— Written instruction —
Present each line of the entries below that holds the word "diagram".

— Dataset entries —
== == ==

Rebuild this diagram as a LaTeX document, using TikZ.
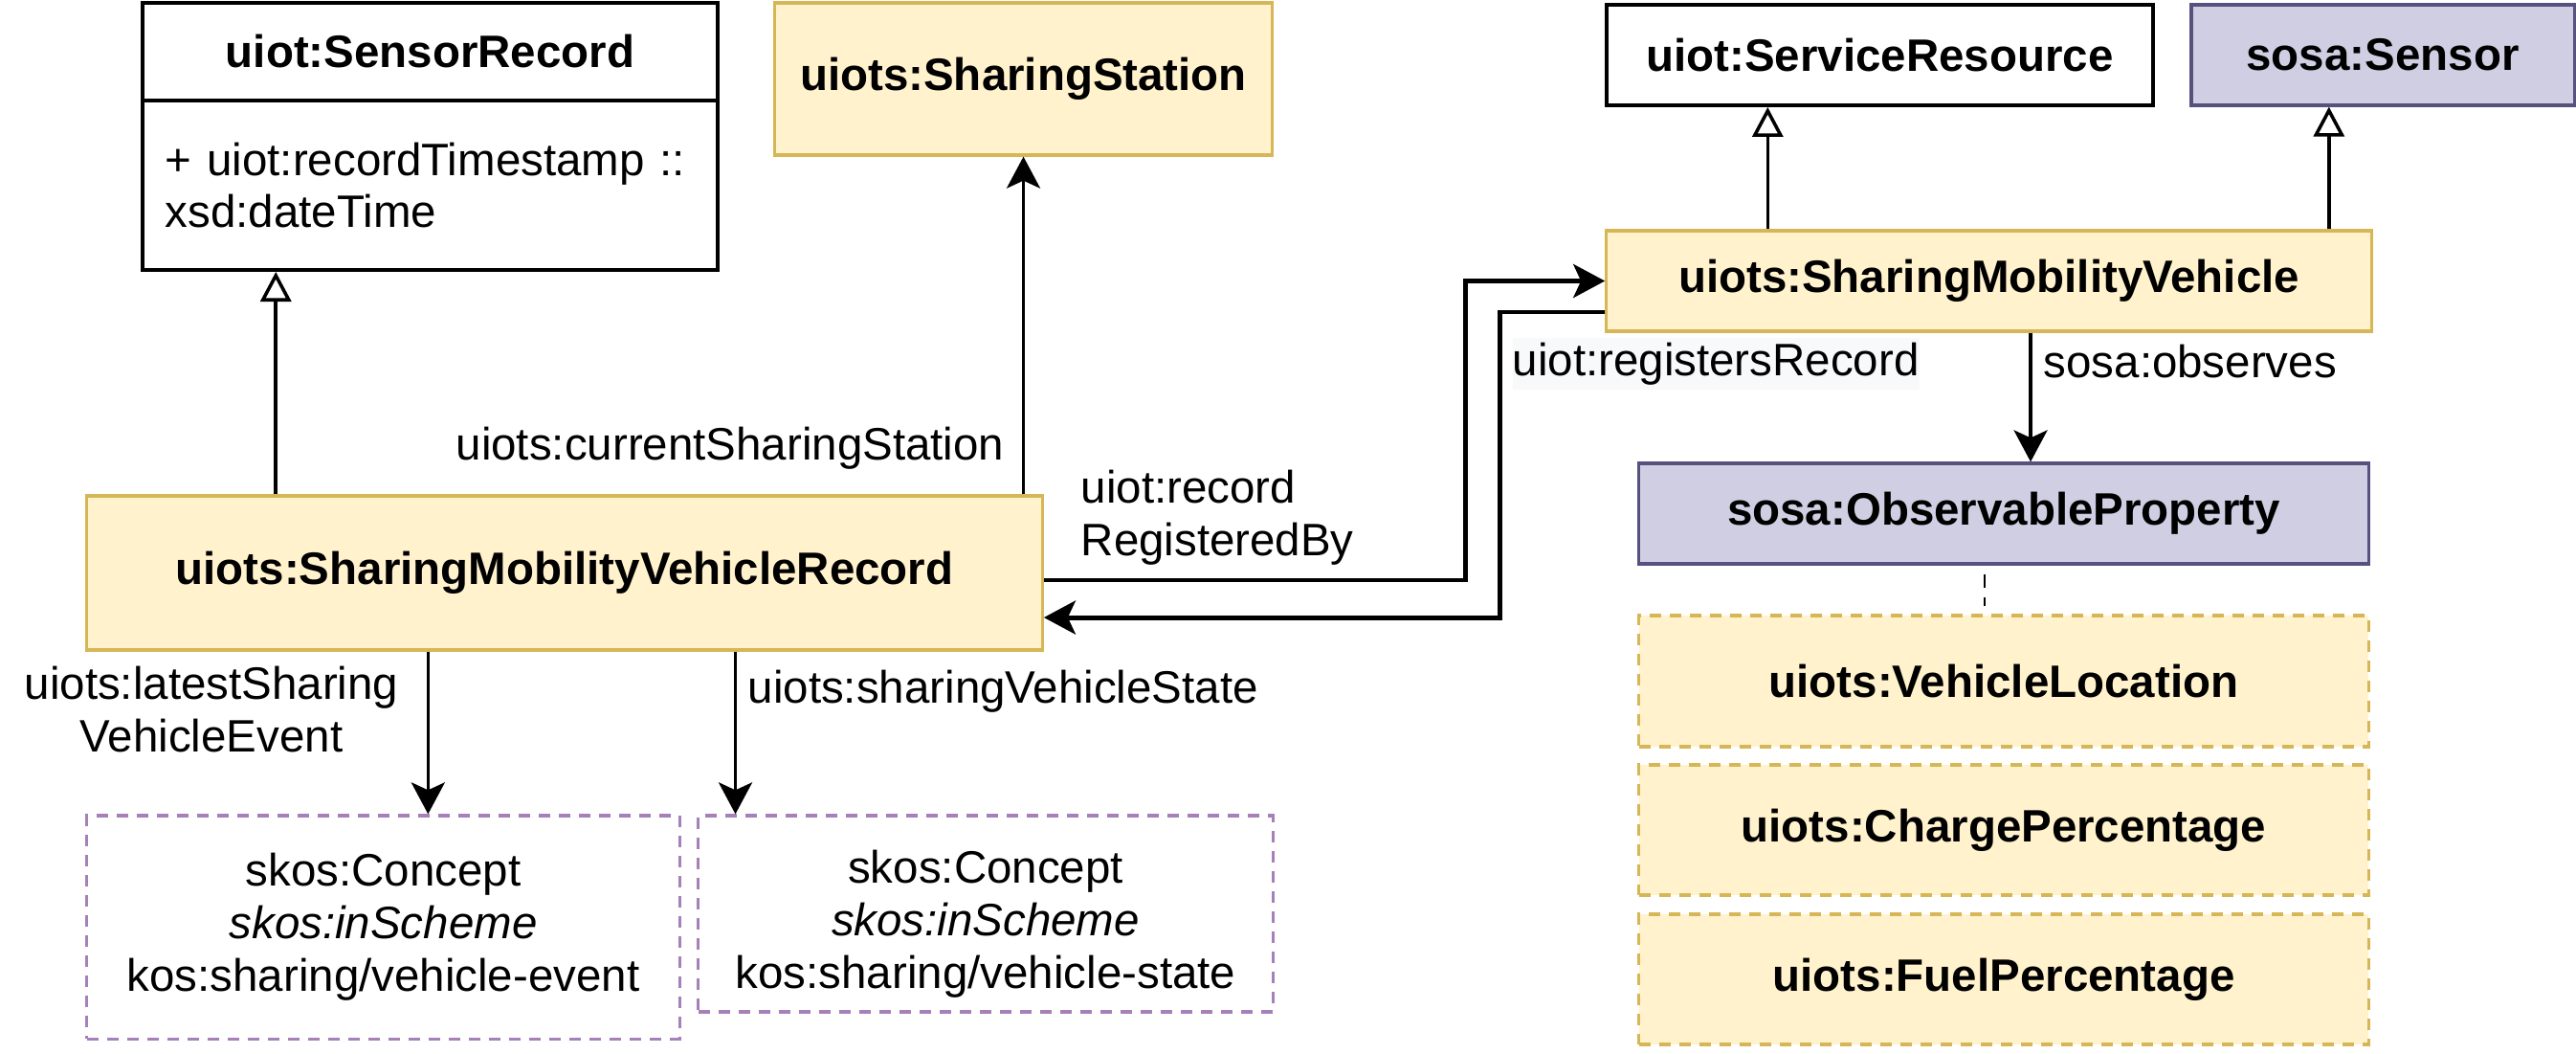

== == ==

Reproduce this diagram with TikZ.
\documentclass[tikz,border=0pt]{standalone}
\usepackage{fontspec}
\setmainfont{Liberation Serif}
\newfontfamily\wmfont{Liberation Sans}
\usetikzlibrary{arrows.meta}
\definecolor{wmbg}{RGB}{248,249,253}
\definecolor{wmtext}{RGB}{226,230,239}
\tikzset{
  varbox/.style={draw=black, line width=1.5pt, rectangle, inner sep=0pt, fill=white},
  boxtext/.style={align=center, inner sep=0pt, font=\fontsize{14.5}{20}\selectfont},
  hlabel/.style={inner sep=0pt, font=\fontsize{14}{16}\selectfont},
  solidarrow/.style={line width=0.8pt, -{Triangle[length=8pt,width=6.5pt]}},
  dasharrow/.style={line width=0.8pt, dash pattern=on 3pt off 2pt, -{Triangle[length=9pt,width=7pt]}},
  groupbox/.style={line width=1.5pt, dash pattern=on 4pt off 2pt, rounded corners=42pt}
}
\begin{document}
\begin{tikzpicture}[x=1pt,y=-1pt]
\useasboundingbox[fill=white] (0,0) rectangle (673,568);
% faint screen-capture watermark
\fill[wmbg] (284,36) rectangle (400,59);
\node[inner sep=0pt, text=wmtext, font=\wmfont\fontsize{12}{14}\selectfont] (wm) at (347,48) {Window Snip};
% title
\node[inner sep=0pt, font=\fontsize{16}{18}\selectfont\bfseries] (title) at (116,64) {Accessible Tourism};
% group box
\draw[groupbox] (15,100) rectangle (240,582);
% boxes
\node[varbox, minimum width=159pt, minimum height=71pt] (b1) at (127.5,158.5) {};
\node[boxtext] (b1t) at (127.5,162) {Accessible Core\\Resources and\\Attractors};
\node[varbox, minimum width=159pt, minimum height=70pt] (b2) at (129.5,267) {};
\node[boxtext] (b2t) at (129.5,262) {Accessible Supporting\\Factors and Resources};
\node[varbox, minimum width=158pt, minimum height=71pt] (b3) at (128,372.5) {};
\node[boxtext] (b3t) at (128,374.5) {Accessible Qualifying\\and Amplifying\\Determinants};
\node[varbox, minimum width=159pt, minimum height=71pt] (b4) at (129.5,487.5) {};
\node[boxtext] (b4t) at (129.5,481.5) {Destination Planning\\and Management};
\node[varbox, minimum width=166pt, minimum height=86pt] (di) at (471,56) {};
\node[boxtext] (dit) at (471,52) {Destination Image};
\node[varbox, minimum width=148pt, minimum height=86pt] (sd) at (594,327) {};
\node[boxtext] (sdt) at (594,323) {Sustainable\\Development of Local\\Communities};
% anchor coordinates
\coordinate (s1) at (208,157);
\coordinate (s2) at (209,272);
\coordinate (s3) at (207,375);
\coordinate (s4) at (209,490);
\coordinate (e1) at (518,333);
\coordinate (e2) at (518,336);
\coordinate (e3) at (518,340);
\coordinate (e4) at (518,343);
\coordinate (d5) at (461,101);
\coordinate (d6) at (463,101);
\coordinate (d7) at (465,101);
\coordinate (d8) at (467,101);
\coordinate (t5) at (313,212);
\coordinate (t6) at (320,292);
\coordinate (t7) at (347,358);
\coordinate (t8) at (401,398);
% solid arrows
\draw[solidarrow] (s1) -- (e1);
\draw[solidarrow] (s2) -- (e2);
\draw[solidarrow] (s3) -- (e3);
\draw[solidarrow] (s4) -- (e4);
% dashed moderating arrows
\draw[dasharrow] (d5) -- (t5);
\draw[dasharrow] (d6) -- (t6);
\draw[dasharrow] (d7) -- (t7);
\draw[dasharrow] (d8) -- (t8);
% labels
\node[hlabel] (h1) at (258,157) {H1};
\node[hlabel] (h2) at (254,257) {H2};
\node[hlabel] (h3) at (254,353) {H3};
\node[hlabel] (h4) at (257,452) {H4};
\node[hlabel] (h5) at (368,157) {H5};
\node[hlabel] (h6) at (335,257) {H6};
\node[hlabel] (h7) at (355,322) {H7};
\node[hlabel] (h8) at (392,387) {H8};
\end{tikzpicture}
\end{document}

== == ==

— Result —
Rebuild this diagram as a LaTeX document, using TikZ.
Reproduce this diagram with TikZ.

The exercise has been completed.